I was listening to the SQL Data Partners podcast the other day with BI expert, Tim Mitchell, and the opening question was "Is the on-premises Data Warehouse dead?" Tim is a friend, so I tuned in knowing he has some good thoughts on the topic. It's an interesting listen, and one you might enjoy if you're at all interested in data warehousing and related topics. Spoiler alert, Tim says no, on-premise isn't dead, but he does point out some interesting things about the Azure SQL Data Warehouse (ASDW) and similar offerings.
One of the more interesting comments Tim made was about a health care company he worked for. They had an end of month process that heavily taxed their systems. If they didn't need that peak level of processing, Tim noted that the cost of their large data warehouse architecture would be that halved. That need to scale up dramatically can be a big savings in moving to a cloud based system, where you can pay for a much lower level of performance most of the time and increase your scale at particular times.
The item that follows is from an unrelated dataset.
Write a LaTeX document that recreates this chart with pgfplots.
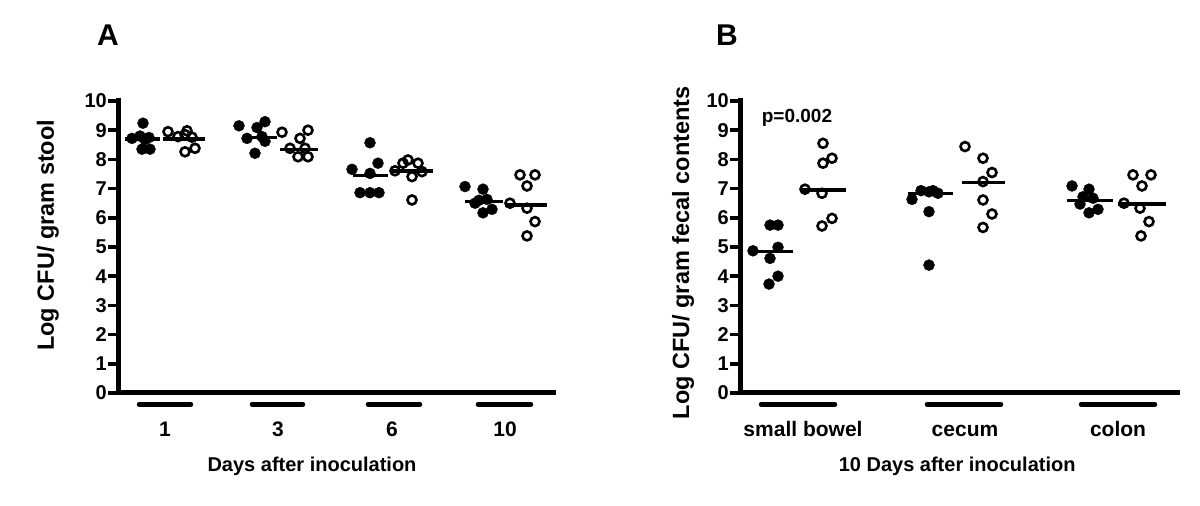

I know this is feasible as I worked with a similar situation. My employer purchased a very large system for our end of month and end of quarter closing load. Fortunately, we had an AIX machine that contained its own hypervisor. At the time (2001), we purchased a 32 processor server, with the idea that only 18 CPUs (and a slice of RAM) were running our financial systems most of the month. We had QA, development, and other guests on the same hardware. During the month closing, we would shut down some VMs and dedicate most of the processors to the finance system for a few days to handle the load. What's more, the IBM machine actually contained additional CPUs that we could "rent" from IBM for a few hours if we really needed them.
That's what data warehouses in the cloud can do for you. Certainly the decision to move to a cloud architecture is more complex than just having the scale up power of ASDW or Amazon's Redshift. The ability to load into the system, the development challenges, the tax implications, and more will impact the decision. I think the workload characteristics are also important. If you don't have a highly variable, or large peak, workload, then the cloud might make less sense. If you don't have any sort of data center, then maybe the cloud makes more sense.
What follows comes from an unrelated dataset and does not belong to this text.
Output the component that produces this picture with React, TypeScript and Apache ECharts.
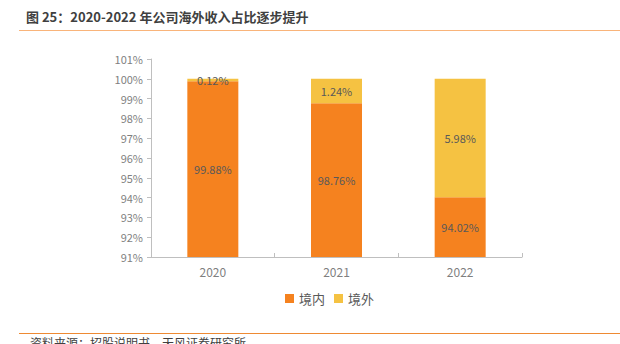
import React, { useEffect, useRef } from "react";
import * as echarts from "echarts";

const categories = ["2020", "2021", "2022"];
const domestic = [99.88, 98.76, 94.02];
const overseas = [0.12, 1.24, 5.98];
const seriesNames = ["境内", "境外"];
const titleText = "图 25：2020-2022 年公司海外收入占比逐步提升";
const sourceText = "资料来源：招股说明书，天风证券研究所";

export default function App() {
  const ref = useRef<HTMLDivElement>(null);
  useEffect(() => {
    const chart = echarts.init(ref.current!, null, { renderer: "svg" });
    const font = "'Noto Sans CJK SC', 'Noto Sans', sans-serif";
    chart.setOption({
      animation: false,
      backgroundColor: "#ffffff",
      textStyle: { fontFamily: font },
      grid: { left: 151, right: 98, top: 59, bottom: 87, containLabel: false },
      legend: {
        data: seriesNames,
        bottom: 34,
        left: 280,
        itemWidth: 9,
        itemHeight: 9,
        itemGap: 9,
        icon: "rect",
        textStyle: { fontSize: 13, color: "#595959", fontFamily: font },
      },
      xAxis: {
        type: "category",
        data: categories,
        axisLine: { lineStyle: { color: "#bfbfbf" } },
        axisTick: { show: true, inside: true, length: 4, lineStyle: { color: "#bfbfbf" } },
        axisLabel: { color: "#7f7f7f", fontSize: 12, margin: 8 },
      },
      yAxis: {
        type: "value",
        min: 91,
        max: 101,
        interval: 1,
        axisLine: { show: true, lineStyle: { color: "#bfbfbf" } },
        axisTick: { show: true, length: 4, lineStyle: { color: "#bfbfbf" } },
        splitLine: { show: false },
        axisLabel: { color: "#7f7f7f", fontSize: 11, formatter: "{value}%", margin: 8 },
      },
      series: [
        {
          name: seriesNames[0],
          type: "bar",
          stack: "total",
          data: domestic,
          barWidth: 51,
          itemStyle: { color: "#F5821F" },
          label: {
            show: true,
            position: "inside",
            color: "#595959",
            fontSize: 11,
            formatter: (p: any) => p.value.toFixed(2) + "%",
          },
        },
        {
          name: seriesNames[1],
          type: "bar",
          stack: "total",
          data: overseas,
          barWidth: 51,
          itemStyle: { color: "#F5C242" },
          label: {
            show: true,
            position: "inside",
            color: "#595959",
            fontSize: 11,
            formatter: (p: any) => p.value.toFixed(2) + "%",
          },
        },
      ],
      graphic: [
        {
          type: "text",
          left: 26,
          top: 10,
          style: { text: titleText, fontSize: 13, fontWeight: "bold", fill: "#404040", fontFamily: font },
        },
        {
          type: "line",
          shape: { x1: 19, y1: 30.5, x2: 620, y2: 30.5 },
          style: { stroke: "#F9B47A", lineWidth: 1 },
        },
        {
          type: "line",
          shape: { x1: 19, y1: 333.5, x2: 620, y2: 333.5 },
          style: { stroke: "#EE8A33", lineWidth: 1 },
        },
        {
          type: "text",
          left: 30,
          top: 336,
          style: { text: sourceText, fontSize: 12, fill: "#404040", fontFamily: font },
        },
      ],
    });
    return () => chart.dispose();
  }, []);
  return <div ref={ref} style={{ width: 620, height: 344, position: "fixed", left: 0, top: 0 }} />;
}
I do think, however, that the decision to implement a new data warehouse isn't a simple one, and the cloud is a viable choice. The platforms are becoming more capable all the time, with more tools and scale options, as well as better performance guarantees. Many of the tools used to analyze data in a warehouse are more important than the underlying platform, with Excel, Tableau, Power BI, and more easily connecting to any data warehouse platform, in the cloud or on-premise.
This means that we will end up managing more disparate systems over time, especially in larger organizations where some groups will adopt cloud systems while others stick with on-premise installations. Certainly if you are a person that works with a data warehouse, you might want to build a small POC on Azure SQL Data Warehouse and see what you think about its capabilities. At least then you'll be able to add some educated and intelligent thoughts to the discussion when the question comes up inside your organization.